Britain and Ireland remain at odds over Brexit and the border with Northern Ireland

Reuters
Anti-Brexit protesters wave EU and Union flags outside the Houses of Parliament

Ireland and Britain remained at odds on Monday on how to progress talks on the Irish border with a week to go before London could face failure in persuading European Union leaders to open trade talks at a December Brexit summit.

The EU handed Prime Minister Theresa May a 10-day "absolute deadline" on Friday to improve her divorce terms and meet three key conditions, including on the border between EU-member Ireland and Britain's province of Northern Ireland.

Before it can sign off on the first phase of talks, the Irish government wants Britain to spell out in writing how it intends to make good on its commitment that the 300-mile border will remain as seamless post-Brexit as it is today.

Dublin and EU officials say the best way to avoid a "hard border" is to keep regulations the same north and south and that this needs to be agreed in phase one, but a spokesman for May reiterated on Monday that a solution can only be concluded in the second phase of talks.

"We remain firmly committed to avoiding any physical infrastructure but the secretary of state (Brexit minister David Davis) was also clear that we will only be able to conclude them finally in the context of the future relationship," he told reporters.

May's spokesman repeated that the whole of the United Kingdom will leave the EU's single market and customs union but Irish Foreign Minister Simon Coveney said it seemed impossible to Dublin that some form of hard border could be avoided if there are diverging regulatory regimes north and south.

"It's simply not credible to say on the one hand that we are going to have a frictionless border and at the same time that all of Britain, including Northern Ireland, is going to leave the customs union, the single market without giving any reassurance on the avoidance of regulatory divergence," he told national broadcaster RTE.

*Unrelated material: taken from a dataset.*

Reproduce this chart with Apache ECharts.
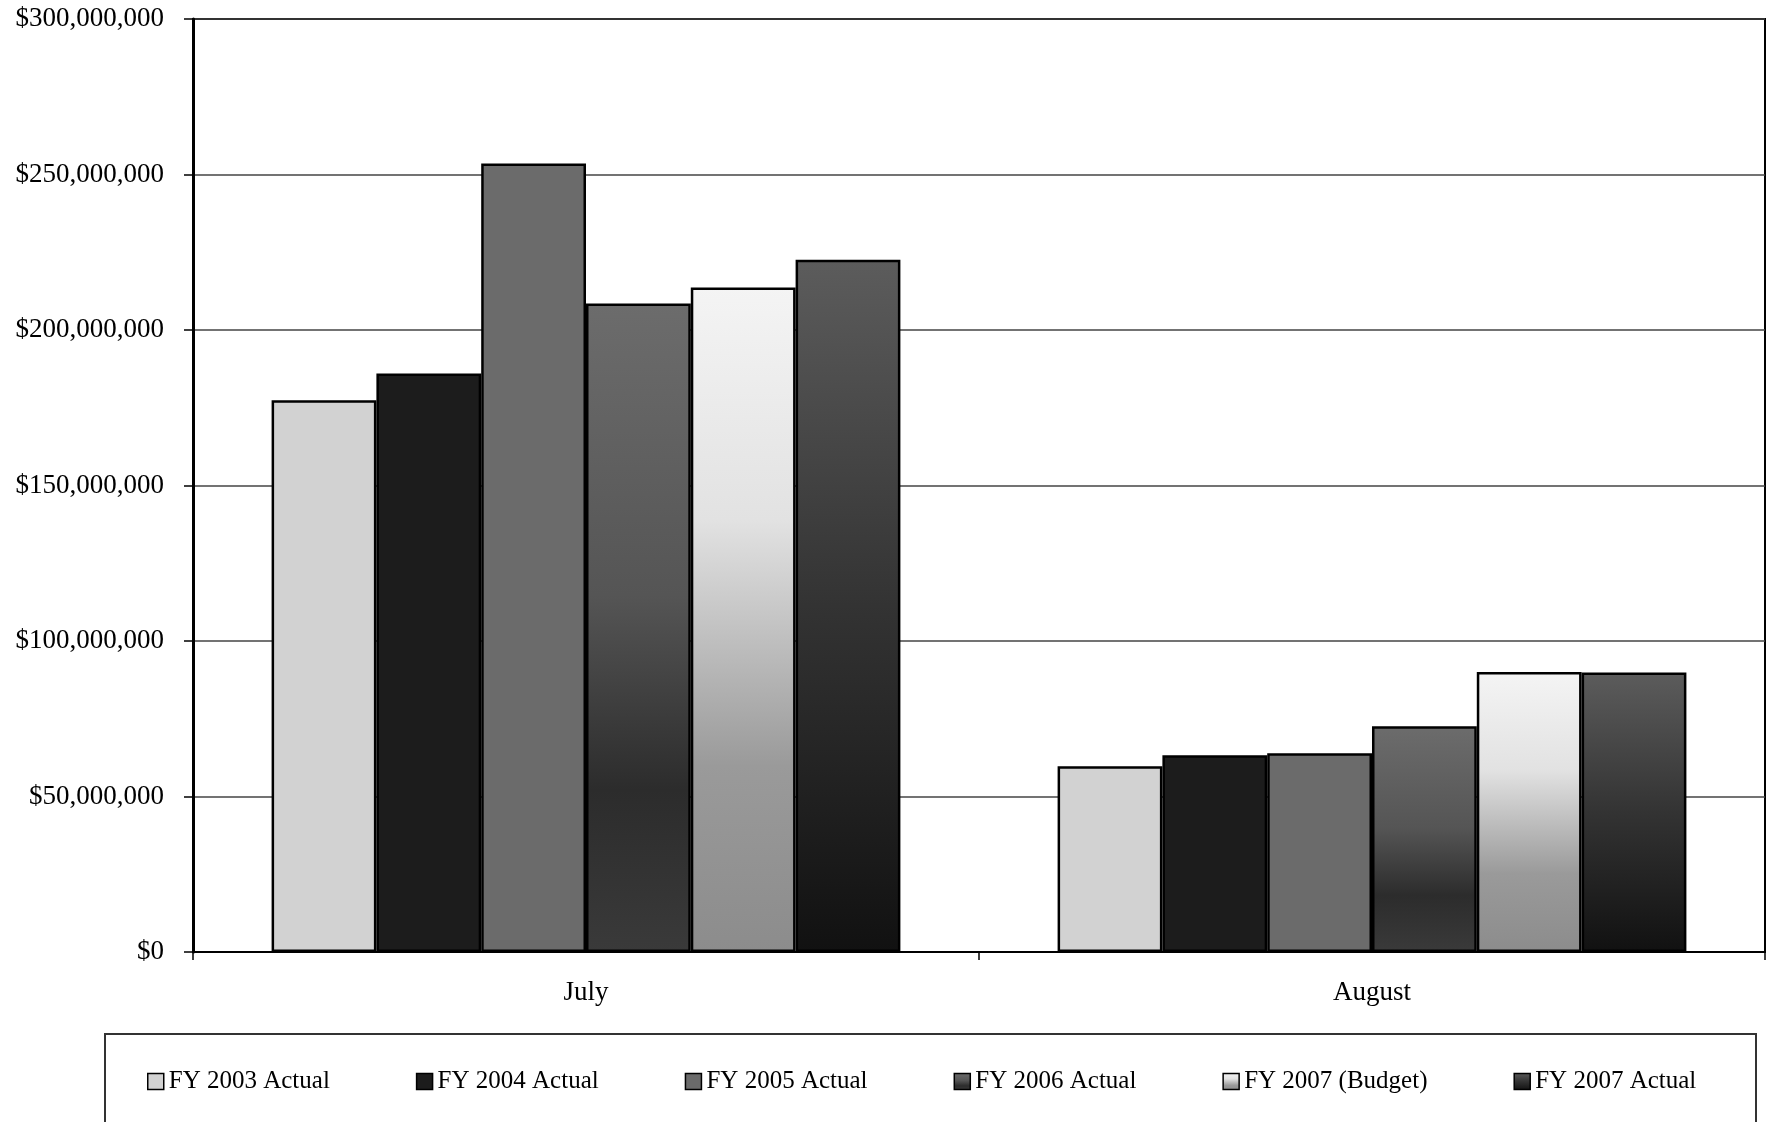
<!DOCTYPE html>
<html>
<head>
<meta charset="utf-8">
<script src="https://cdn.jsdelivr.net/npm/echarts@6/dist/echarts.min.js"></script>
<style>
  html, body { margin: 0; padding: 0; background: #fff; }
  #chart-container { width: 1769px; height: 1122px; }
</style>
</head>
<body>
<div id="chart-container"></div>
<script>
var dom = document.getElementById("chart-container");
var myChart = echarts.init(dom, null, { renderer: "canvas" });

// data (July, August)
var months = ["July", "August"];
var seriesNames = ["FY 2003 Actual", "FY 2004 Actual", "FY 2005 Actual", "FY 2006 Actual", "FY 2007 (Budget)", "FY 2007 Actual"];
var fy2003Actual = [177400000, 59700000];
var fy2004Actual = [186000000, 63300000];
var fy2005Actual = [253500000, 63900000];
var fy2006Actual = [208500000, 72600000];
var fy2007Budget = [213700000, 90000000];
var fy2007Actual = [222600000, 89900000];
var yTicks = { min: 0, max: 300000000, interval: 50000000 };

var serif = "'Liberation Serif', 'Times New Roman', serif";

function grad(stops) {
  return new echarts.graphic.LinearGradient(0, 0, 0, 1, stops.map(function (s) {
    return { offset: s[0], color: s[1] };
  }));
}

var fills = [
  "#d2d2d2",
  "#1c1c1c",
  "#6b6b6b",
  grad([[0, "#6c6c6c"], [0.45, "#555"], [0.75, "#2c2c2c"], [1, "#3a3a3a"]]),
  grad([[0, "#f4f4f4"], [0.35, "#e2e2e2"], [0.72, "#9a9a9a"], [1, "#8c8c8c"]]),
  grad([[0, "#5c5c5c"], [0.5, "#333"], [1, "#111"]])
];
var values = [fy2003Actual, fy2004Actual, fy2005Actual, fy2006Actual, fy2007Budget, fy2007Actual];

function money(v) {
  return "$" + String(v).replace(/\B(?=(\d{3})+(?!\d))/g, ",");
}

var option = {
  animation: false,
  backgroundColor: "#fff",
  textStyle: { fontFamily: serif, color: "#000" },
  grid: {
    left: 193, right: 4, top: 19, bottom: 170,
    show: true, borderColor: "#000", borderWidth: 2
  },
  legend: {
    left: 142, top: 1064,
    itemWidth: 16, itemHeight: 16, itemGap: 86,
    icon: "rect",
    textStyle: { fontFamily: serif, fontSize: 25, color: "#000", padding: [0, 0, 0, 0] },
    itemStyle: { borderColor: "#000", borderWidth: 1.5 },
    data: seriesNames
  },
  graphic: [{
    type: "rect",
    shape: { x: 105, y: 1034, width: 1651, height: 120 },
    style: { fill: "none", stroke: "#333", lineWidth: 2 },
    silent: true
  }],
  xAxis: {
    type: "category",
    data: months,
    axisLine: { lineStyle: { color: "#000", width: 2 } },
    axisTick: { show: true, length: 8, lineStyle: { color: "#000", width: 1.5 } },
    axisLabel: { fontFamily: serif, fontSize: 27, color: "#000", margin: 27 }
  },
  yAxis: {
    type: "value",
    min: yTicks.min, max: yTicks.max, interval: yTicks.interval,
    axisLine: { show: true, lineStyle: { color: "#000", width: 3 } },
    axisTick: { show: true, length: 9, lineStyle: { color: "#000", width: 1.5 } },
    axisLabel: { fontFamily: serif, fontSize: 27, color: "#000", margin: 29, formatter: money },
    splitLine: { lineStyle: { color: "#444", width: 1.5 } }
  },
  series: seriesNames.map(function (name, i) {
    return {
      name: name,
      type: "bar",
      data: values[i],
      barGap: "0%",
      barCategoryGap: "20%",
      itemStyle: { color: fills[i], borderColor: "#000", borderWidth: 2.5 }
    };
  })
};

myChart.setOption(option);
window.addEventListener("resize", myChart.resize);
</script>
</body>
</html>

With the possibility of Ireland vetoing progress on the talks dominating some newspaper front pages in Britain, Coveney added that Dublin would not need to use its veto if it remained dissatisfied since it has the backing of all other EU states.

"We don't need to use a veto because we have complete solidarity on this issue. It is clear to us that if there is not progress on the Irish border, we will not be moving onto phase two in December and that was reinforced to me as late as last Friday by very senior EU leaders," he said.